Step 2: Seed Agencies & Major Organizations (Weeks 2–3)
- Use the official USA.gov A-Z Agency Index + agency “About” pages as the seed list (~150–200 URLs).
- Grok batch job (one-time run):
- Prompt: “From this official agency page, extract: name, parent, mission summary, website, key sub-components, leadership. Output valid wikitext + Cargo fields. Cite source URL. Confidence score required.”
- Grok creates pages + populates Cargo tables.
- All items route to Clearance Dashboard for batch attestation (high-confidence auto-pass after validation).

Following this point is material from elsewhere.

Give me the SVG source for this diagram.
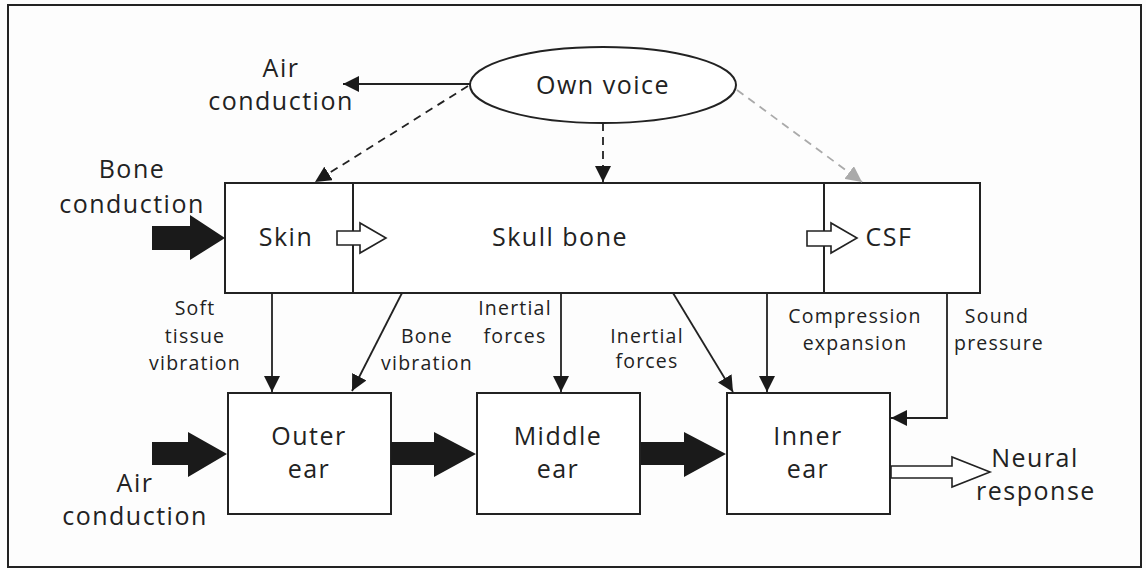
<svg xmlns="http://www.w3.org/2000/svg" width="1146" height="570" viewBox="0 0 1146 570">
<style>
.box{fill:#fff;stroke:#222;stroke-width:2}
.lg{font-family:"Open Sans","Noto Sans",sans-serif;font-size:25px;letter-spacing:1.5px;fill:#222;text-anchor:middle}
.sm{font-family:"Open Sans","Noto Sans",sans-serif;font-size:19.5px;letter-spacing:1.2px;fill:#222;text-anchor:middle}
.ln{fill:none;stroke:#222;stroke-width:1.8}
.dash{fill:none;stroke:#222;stroke-width:1.8;stroke-dasharray:8 6}
.gdash{fill:none;stroke:#aaa;stroke-width:1.8;stroke-dasharray:8 6}
.big{fill:#1a1a1a;stroke:none}
.hol{fill:#fff;stroke:#222;stroke-width:1.6}
</style>
<defs>
<marker id="ah" viewBox="0 0 16 16" refX="16" refY="8" markerWidth="16" markerHeight="16" orient="auto" markerUnits="userSpaceOnUse"><path d="M0,0 L16,8 L0,16 z" fill="#1a1a1a"/></marker>
<marker id="ahg" viewBox="0 0 16 16" refX="16" refY="8" markerWidth="16" markerHeight="16" orient="auto" markerUnits="userSpaceOnUse"><path d="M0,0 L16,8 L0,16 z" fill="#aaa"/></marker>
</defs>
<rect x="0" y="0" width="1146" height="570" fill="#fdfdfd"/>
<rect x="8" y="5" width="1133" height="562" fill="none" stroke="#222" stroke-width="2"/>

<g id="own-voice">
<ellipse cx="603" cy="85" rx="133" ry="38" class="box"/>
<text x="603" y="94" class="lg">Own voice</text>
</g>

<g id="skull">
<rect x="225" y="183" width="755" height="110" class="box"/>
<line x1="353" y1="183" x2="353" y2="293" stroke="#222" stroke-width="2"/>
<line x1="824" y1="183" x2="824" y2="293" stroke="#222" stroke-width="2"/>
</g>
<g id="skin"><text x="286" y="246" class="lg">Skin</text></g>
<g id="skull-bone"><text x="560" y="246" class="lg">Skull bone</text></g>
<g id="csf"><text x="889" y="246" class="lg">CSF</text></g>

<g id="outer-ear">
<rect x="228" y="393" width="163" height="121" class="box"/>
<text x="309" y="445" class="lg">Outer</text>
<text x="309" y="478" class="lg">ear</text>
</g>
<g id="middle-ear">
<rect x="477" y="393" width="163" height="121" class="box"/>
<text x="558" y="445" class="lg">Middle</text>
<text x="558" y="478" class="lg">ear</text>
</g>
<g id="inner-ear">
<rect x="727" y="393" width="163" height="121" class="box"/>
<text x="808" y="445" class="lg">Inner</text>
<text x="808" y="478" class="lg">ear</text>
</g>

<g id="labels">
<text x="281" y="77" class="lg">Air</text>
<text x="281" y="110" class="lg">conduction</text>
<text x="132" y="178" class="lg">Bone</text>
<text x="132" y="213" class="lg">conduction</text>
<text x="135" y="492" class="lg">Air</text>
<text x="135" y="525" class="lg">conduction</text>
<text x="1035" y="467" class="lg">Neural</text>
<text x="1036" y="500" class="lg">response</text>
<text x="195" y="315" class="sm">Soft</text>
<text x="195" y="343" class="sm">tissue</text>
<text x="195" y="370" class="sm">vibration</text>
<text x="427" y="343" class="sm">Bone</text>
<text x="427" y="370" class="sm">vibration</text>
<text x="515" y="315" class="sm">Inertial</text>
<text x="515" y="343" class="sm">forces</text>
<text x="647" y="343" class="sm">Inertial</text>
<text x="647" y="368" class="sm">forces</text>
<text x="855" y="323" class="sm">Compression</text>
<text x="855" y="350" class="sm">expansion</text>
<text x="997" y="323" class="sm">Sound</text>
<text x="999" y="350" class="sm">pressure</text>
</g>

<g id="connectors">
<line x1="470" y1="84" x2="343" y2="84" class="ln" marker-end="url(#ah)"/>
<line x1="468" y1="86" x2="315" y2="182" class="dash" marker-end="url(#ah)"/>
<line x1="603" y1="123" x2="603" y2="182" class="dash" marker-end="url(#ah)"/>
<line x1="737" y1="90" x2="862" y2="182" class="gdash" marker-end="url(#ahg)"/>
<line x1="272" y1="293" x2="272" y2="392" class="ln" marker-end="url(#ah)"/>
<line x1="402" y1="293" x2="352" y2="391" class="ln" marker-end="url(#ah)"/>
<line x1="561" y1="293" x2="561" y2="392" class="ln" marker-end="url(#ah)"/>
<line x1="673" y1="293" x2="733" y2="392" class="ln" marker-end="url(#ah)"/>
<line x1="767" y1="293" x2="767" y2="392" class="ln" marker-end="url(#ah)"/>
<polyline points="947,293 947,418 891,418" class="ln" marker-end="url(#ah)"/>
<polygon points="152,226 190,226 190,215 225,238 190,260 190,250 152,250" class="big"/>
<polygon points="152,442 188,442 188,432 227,454 188,477 188,465 152,465" class="big"/>
<polygon points="391,442 434,442 434,432 476,454 434,477 434,465 391,465" class="big"/>
<polygon points="641,442 684,442 684,432 726,454 684,477 684,465 641,465" class="big"/>
<polygon points="337,231 360,231 360,223 386,238 360,253 360,245 337,245" class="hol"/>
<polygon points="807,231 831,231 831,223 857,238 831,253 831,246 807,246" class="hol"/>
<polygon points="891,466 952,466 952,457 990,472 952,487 952,478 891,478" class="hol"/>
</g>
</svg>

Step 3: Seed Programs & Initiatives (Weeks 3–4)
- Sources: Federal Register notices, USAspending.gov API, curated agency program pages.
- Grok prompt: “Create Program page from this source. Fill Cargo: sponsor, purpose, start_date, duration, funding, related agencies. Output wikitext + Cargo. Cite source.”
- Review via Clearance Dashboard.
Step 4: Seed Task/Topic Pages (Week 4)
- Grok uses seeded data: “Create ‘Prepare for a Disaster’ task page linking relevant programs/agencies. Add plain-language explanation and official USA.gov links.”
- Links always point back to agency/USA.gov as source of truth.
3. Ongoing Updates (Post-Week 4)
- Daily Grok orchestration monitors curated high-signal list + Federal Register + USAspending API.
- Change detected → Grok proposes update → Clearance Dashboard.
- Agency staff forward URLs via form → Grok processes → attestation.
- No broad scraping — only targeted, public, high-value pages.
4. Technical Safeguards
- Scalability — Cargo for narrative/relationships; PostgreSQL offload for high-volume numerics if needed.
- Auditing — Mandatory revision tags (source URL, timestamp, Grok score, attestation ID) in separate table.
- Transparency — Page badges show “AI-drafted – human-attested” + Trust Score tooltip.
- Accessibility — Early WCAG 2.2 AA audit; ARIA landmarks.
- Security — FedRAMP hosting, inherited controls from OneGov.
This setup ensures OpenGov Encyclopedia starts small, grows intelligently, stays accurate, and never competes with agency sites or USA.gov — it only adds context and connections that drive users back to the official sources.